TASK DIRECTIONS:
Skip all pictures, then copy the lines from the start of the data through the line with "import plotly.graph_objects as go", keeping both ends.

DATA PROVIDED:
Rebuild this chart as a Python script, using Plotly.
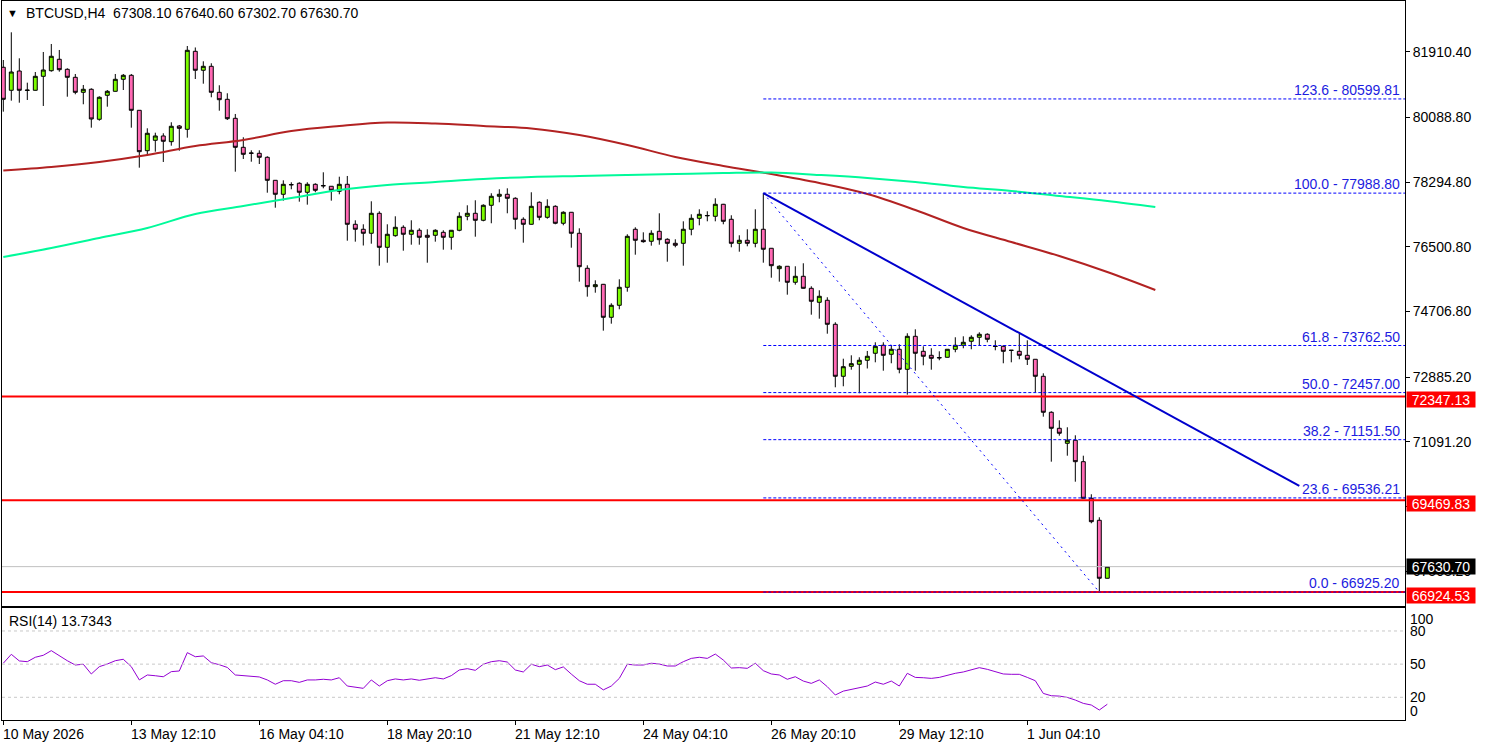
import plotly.graph_objects as go

# ---------------- data ----------------
open_ = [81478, 80840, 81375, 80835, 80840, 81228, 81383, 81700, 81422, 81200,
         80784, 80868, 80036, 80701, 80812, 81145, 81256, 80285, 79165, 79453,
         79573, 79415, 79850, 79758, 81921, 81395, 81505, 80784, 80590, 80063,
         79259, 79101, 79093, 78982, 78344, 77956, 78225, 78261, 78012, 78233,
         78200, 78178, 78039, 78233, 77124, 76986, 76875, 77429, 76486, 76808,
         77041, 76847, 76958, 76819, 76819, 76902, 76764, 76958, 77346, 77429,
         77235, 77651, 77901, 77956, 77845, 77263, 77124, 77734, 77318, 77623,
         77152, 77457, 76875, 75904, 75394, 75460, 74545, 74878, 75377, 76986,
         76681, 76653, 76930, 76708, 76597, 76597, 76986, 77290, 77358, 77346,
         77679, 77263, 76597, 76681, 76597, 76986, 76459, 75893, 75960, 75516,
         75682, 75349, 74961, 75017, 74351, 72909, 73186, 73242, 73353, 73547,
         73769, 73519, 73658, 73103, 74018, 73602, 73491, 73430, 73436, 73658,
         73769, 73880, 73991, 74074, 73745, 73741, 73632, 73602, 73491, 73381,
         72909, 71911, 71467, 71051, 71135, 70541, 69526, 68916, 67308.1]
high = [81680, 82448, 81727, 81051, 81347, 81902, 82124, 81958, 81450, 81292,
        80987, 80895, 80674, 80848, 81292, 81292, 81292, 80290, 79786, 79664,
        79648, 79953, 79878, 82068, 82027, 81644, 81589, 80979, 80757, 80183,
        79537, 79176, 79176, 79010, 78350, 78344, 78289, 78289, 78289, 78261,
        78566, 78185, 78444, 78464, 77235, 77124, 77762, 77485, 77124, 77346,
        77096, 77235, 77013, 76986, 76986, 76958, 76965, 77457, 77651, 77790,
        77679, 77984, 78095, 78122, 77873, 77318, 78012, 77762, 77817, 77651,
        77485, 77465, 77013, 75987, 75571, 75470, 74934, 75599, 76847, 77041,
        76902, 76958, 77429, 76736, 76708, 77207, 77401, 77540, 77485, 77845,
        77690, 77374, 76819, 76986, 77540, 77988.8, 76465, 75987, 75965, 75960,
        76043, 75405, 75294, 75100, 74407, 73397, 73491, 73436, 73611, 73852,
        73852, 73769, 73797, 74102, 74212, 73741, 73686, 73602, 73665, 73991,
        74018, 74046, 74129, 74102, 73907, 73769, 73635, 74102, 73907, 73385,
        72992, 71939, 71689, 71495, 71273, 70707, 69637, 68999, 67640.6]
low = [80247, 80552, 80496, 80571, 80830, 80405, 81356, 81356, 80662, 80729,
       80452, 79803, 79997, 80385, 80805, 80848, 79803, 78694, 79046, 79137,
       78852, 79304, 79165, 79526, 81153, 81023, 80646, 80274, 80016, 78583,
       78935, 78860, 78796, 78000, 77584, 77779, 78095, 77751, 77668, 78012,
       78122, 77779, 77956, 76669, 76642, 76536, 76586, 75976, 76059, 76780,
       76392, 76558, 76558, 76059, 76642, 76420, 76420, 76930, 77235, 76780,
       77207, 77152, 77734, 77429, 76986, 76614, 77115, 77235, 77279, 77124,
       77096, 76475, 75533, 75117, 75227, 74174, 74368, 74767, 75255, 76281,
       76614, 76531, 76558, 76087, 76486, 75976, 76819, 77096, 77207, 77207,
       77124, 76486, 76364, 76514, 76486, 76059, 75643, 75533, 75172, 75449,
       75340, 74617, 74506, 74090, 72604, 72632, 73092, 72438, 73126, 73297,
       73064, 73270, 72992, 72399, 73064, 73214, 73092, 73353, 73430, 73575,
       73686, 73658, 73769, 73852, 73630, 73270, 73297, 73381, 73222, 72460,
       71789, 70541, 71262, 70707, 69986, 69520, 68833, 66925.2, 67302.7]
close = [80590, 81347, 80840, 80845, 81228, 81403, 81783, 81411, 81200, 80784,
         80868, 80044, 80646, 80812, 81145, 81256, 80285, 79137, 79648, 79573,
         79426, 79842, 79786, 81949, 81395, 81505, 80784, 80579, 80052, 79259,
         79065, 79095, 78982, 78344, 77956, 78233, 78220, 78012, 78233, 78067,
         78190, 78067, 78233, 77124, 76986, 76875, 77429, 76486, 76847, 77041,
         76847, 76958, 76764, 76764, 76958, 76764, 76958, 77346, 77429, 77235,
         77651, 77901, 77956, 77845, 77263, 77124, 77623, 77318, 77623, 77152,
         77457, 76875, 75948, 75394, 75449, 74545, 74878, 75377, 76791, 76681,
         76642, 76875, 76697, 76597, 76542, 76986, 77290, 77401, 77368, 77679,
         77207, 76597, 76681, 76597, 76986, 76431, 75976, 75960, 75516, 75682,
         75349, 74989, 75128, 74351, 72909, 73175, 73259, 73353, 73464, 73741,
         73491, 73658, 73103, 74018, 73547, 73464, 73408, 73420, 73658, 73769,
         73852, 73991, 74074, 73935, 73737, 73602, 73628, 73491, 73381, 72909,
         71911, 71467, 71329, 71135, 70541, 69526, 68877, 67308.1, 67630.7]

rsi = [50.8, 58.9, 52.9, 52.2, 56.2, 58.0, 62.2, 57.4, 53.1, 49.2,
       49.9, 41.1, 47.7, 50.1, 53.1, 54.4, 47.7, 35.7, 40.2, 39.5,
       38.6, 43.2, 43.8, 60.4, 56.7, 57.4, 51.3, 49.5, 47.0, 40.2,
       39.6, 39.0, 38.4, 35.7, 31.8, 35.0, 35.0, 33.5, 35.7, 35.7,
       36.3, 35.7, 37.7, 30.2, 29.0, 28.1, 35.7, 30.2, 35.0, 36.6,
       35.7, 36.6, 35.4, 36.6, 37.7, 36.6, 39.6, 44.7, 45.9, 44.4,
       49.9, 52.2, 53.1, 51.9, 44.7, 42.9, 49.9, 47.7, 49.2, 45.0,
       47.5, 41.0, 35.0, 31.8, 31.8, 26.7, 30.2, 37.1, 49.9, 49.2,
       49.2, 50.8, 50.1, 48.3, 48.3, 52.2, 55.2, 56.2, 55.2, 59.1,
       53.7, 46.5, 46.8, 46.2, 50.8, 44.1, 41.1, 40.2, 36.3, 38.6,
       34.7, 32.6, 35.7, 29.6, 22.1, 25.6, 27.1, 28.1, 30.2, 33.8,
       31.8, 34.7, 30.2, 41.7, 38.0, 37.7, 37.1, 38.0, 40.2, 41.7,
       42.9, 44.7, 46.8, 45.3, 42.9, 41.1, 40.8, 40.8, 38.0, 35.0,
       23.5, 21.4, 21.1, 19.9, 17.5, 14.5, 13.0, 8.5, 13.7343]

ma_x = [0, 6, 12, 18, 24, 30, 36, 42, 48, 54, 60, 66, 72, 78, 84, 90, 96,
        102, 108, 114, 120, 126, 132, 138, 144]
ma_red = [78616, 78713, 78852, 79046, 79295, 79462, 79711, 79850, 79947, 79919,
          79850, 79781, 79600, 79323, 78990, 78741, 78519, 78269, 77964, 77521,
          77022, 76633, 76245, 75801, 75302]
ma_green = [76217, 76467, 76744, 77022, 77410, 77632, 77853, 78075, 78214, 78297,
            78380, 78436, 78463, 78491, 78519, 78547, 78561, 78491, 78408, 78297,
            78158, 78048, 77909, 77770, 77604]

fib_ratios = [123.6, 100.0, 61.8, 50.0, 38.2, 23.6, 0.0]
fib_prices = [80599.81, 77988.80, 73762.50, 72457.00, 71151.50, 69536.21, 66925.20]
fib_start = 95          # bar of the swing high
fib_end = 137           # bar of the swing low
trend_x = [95, 162]
trend_y = [77988.80, 69867.0]

red_levels = [72347.13, 69469.83, 66924.53]
last_price = 67630.70

price_ticks = [81910.40, 80088.80, 78294.80, 76500.80, 74706.80, 72885.20,
               71091.20, 69297.20, 67503.20]
rsi_levels = [80, 50, 20]
rsi_labels = [100, 80, 50, 20, 0]

time_tick_idx = [0, 16, 32, 48, 64, 80, 96, 112, 128]
time_tick_text = ["10 May 2026", "13 May 12:10", "16 May 04:10", "18 May 20:10",
                  "21 May 12:10", "24 May 04:10", "26 May 20:10", "29 May 12:10",
                  "1 Jun 04:10"]

symbol_text = "BTCUSD,H4  67308.10 67640.60 67302.70 67630.70"
rsi_text = "RSI(14) 13.7343"

# ---------------- figure ----------------
FONT = "Liberation Sans"
idx = list(range(len(open_)))
X_LO, X_HI = -0.1625, 175.21

fig = go.Figure()
fig.add_trace(go.Candlestick(
    x=idx, open=open_, high=high, low=low, close=close,
    increasing=dict(fillcolor="#7CFC00", line=dict(color="black", width=1)),
    decreasing=dict(fillcolor="#FF69B4", line=dict(color="black", width=1)),
    whiskerwidth=0, showlegend=False, hoverinfo="skip", xaxis="x", yaxis="y"))
fig.add_trace(go.Scatter(x=ma_x, y=ma_red, mode="lines",
                         line=dict(color="#B22222", width=2, shape="spline", smoothing=1.0),
                         showlegend=False, hoverinfo="skip", xaxis="x", yaxis="y"))
fig.add_trace(go.Scatter(x=ma_x, y=ma_green, mode="lines",
                         line=dict(color="#00FA9A", width=2, shape="spline", smoothing=1.0),
                         showlegend=False, hoverinfo="skip", xaxis="x", yaxis="y"))
fig.add_trace(go.Scatter(x=idx, y=rsi, mode="lines",
                         line=dict(color="#9400D3", width=1),
                         showlegend=False, hoverinfo="skip", xaxis="x2", yaxis="y2"))

shapes = []
for v in rsi_levels:
    shapes.append(dict(type="line", xref="paper", x0=0, x1=1, yref="y2", y0=v, y1=v,
                       line=dict(color="#C8C8C8", width=1, dash="3px,3px")))
shapes.append(dict(type="line", xref="paper", x0=0, x1=1, yref="y", y0=last_price,
                   y1=last_price, line=dict(color="#C0C0C0", width=1)))
for v in red_levels:
    shapes.append(dict(type="line", xref="paper", x0=0, x1=1, yref="y", y0=v, y1=v,
                       line=dict(color="#FF0000", width=2)))
for v in fib_prices:
    shapes.append(dict(type="line", xref="x", x0=fib_start, x1=X_HI, yref="y", y0=v, y1=v,
                       line=dict(color="#0000FF", width=1, dash="3px,2px")))
shapes.append(dict(type="line", xref="x", yref="y", x0=fib_start, y0=fib_prices[1],
                   x1=fib_end, y1=fib_prices[-1],
                   line=dict(color="#0000FF", width=1, dash="2px,4px")))
shapes.append(dict(type="line", xref="x", yref="y", x0=trend_x[0], y0=trend_y[0],
                   x1=trend_x[1], y1=trend_y[1], line=dict(color="#0000CD", width=2)))

ann = []
ann.append(dict(text="▼", xref="paper", yref="paper", x=0, y=1, xanchor="left",
                yanchor="middle", xshift=3, yshift=-12, showarrow=False,
                font=dict(family=FONT, size=11, color="black")))
ann.append(dict(text=symbol_text, xref="paper", yref="paper", x=0, y=1, xanchor="left",
                yanchor="middle", xshift=22, yshift=-12, showarrow=False,
                font=dict(family=FONT, size=14, color="black")))
ann.append(dict(text=rsi_text, xref="paper", yref="y2", x=0, y=100, xanchor="left",
                yanchor="middle", xshift=5, yshift=-12, showarrow=False,
                font=dict(family=FONT, size=14, color="black")))
for r, p in zip(fib_ratios, fib_prices):
    ann.append(dict(text=f"{r:.1f} - {p:.2f}", xref="paper", yref="y", x=1, y=p,
                    xanchor="right", yanchor="bottom", xshift=-3, yshift=-1,
                    showarrow=False, font=dict(family=FONT, size=14, color="#1C1CE0")))
for v in red_levels:
    ann.append(dict(text=f"{v:.2f}", xref="paper", yref="y", x=1, y=v, xanchor="left",
                    yanchor="middle", xshift=1, yshift=-3, showarrow=False,
                    bgcolor="#FF0000", width=68, height=15, borderpad=0,
                    font=dict(family=FONT, size=14, color="white")))
ann.append(dict(text=f"{last_price:.2f}", xref="paper", yref="y", x=1, y=last_price,
                xanchor="left", yanchor="middle", xshift=1, showarrow=False,
                bgcolor="black", width=68, height=15, borderpad=0,
                font=dict(family=FONT, size=14, color="white")))
rsi_shift = {100: -10, 0: 8}
for v in rsi_labels:
    ann.append(dict(text=str(v), xref="paper", yref="y2", x=1, y=v, xanchor="left",
                    yanchor="middle", xshift=3, yshift=rsi_shift.get(v, 0),
                    showarrow=False, font=dict(family=FONT, size=14, color="black")))
for t, s in zip(time_tick_idx, time_tick_text):
    ann.append(dict(text=s, xref="x2", yref="paper", x=t, y=0, xanchor="left",
                    yanchor="top", xshift=-2, yshift=-4, showarrow=False,
                    font=dict(family=FONT, size=14, color="black")))

axis_common = dict(showline=True, mirror=True, linecolor="black", linewidth=1,
                   showgrid=False, zeroline=False)
fig.update_layout(
    width=1485, height=747,
    margin=dict(l=2, r=80, t=1, b=27),
    paper_bgcolor="white", plot_bgcolor="white",
    showlegend=False,
    font=dict(family=FONT, size=14, color="black"),
    xaxis=dict(domain=[0, 1], range=[X_LO, X_HI], anchor="y", showticklabels=False,
               ticks="", rangeslider=dict(visible=False), **axis_common),
    yaxis=dict(domain=[0.1586, 1], range=[66540, 83316], side="right", anchor="x",
               tickvals=price_ticks, ticktext=[f"{v:.2f}" for v in price_ticks],
               ticks="outside", ticklen=4, tickcolor="black",
               tickfont=dict(family=FONT, size=14, color="black"), **axis_common),
    xaxis2=dict(domain=[0, 1], range=[X_LO, X_HI], anchor="y2",
                tickvals=time_tick_idx, ticktext=[""] * len(time_tick_idx),
                ticks="outside", ticklen=4, tickcolor="black", **axis_common),
    yaxis2=dict(domain=[0, 0.1558], range=[-0.54, 100.8], anchor="x2",
                showticklabels=False, ticks="", **axis_common),
    shapes=shapes,
    annotations=ann,
)

fig.write_html("out.html")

WRITTEN ANSWER:
Rebuild this chart as a Python script, using Plotly.
import plotly.graph_objects as go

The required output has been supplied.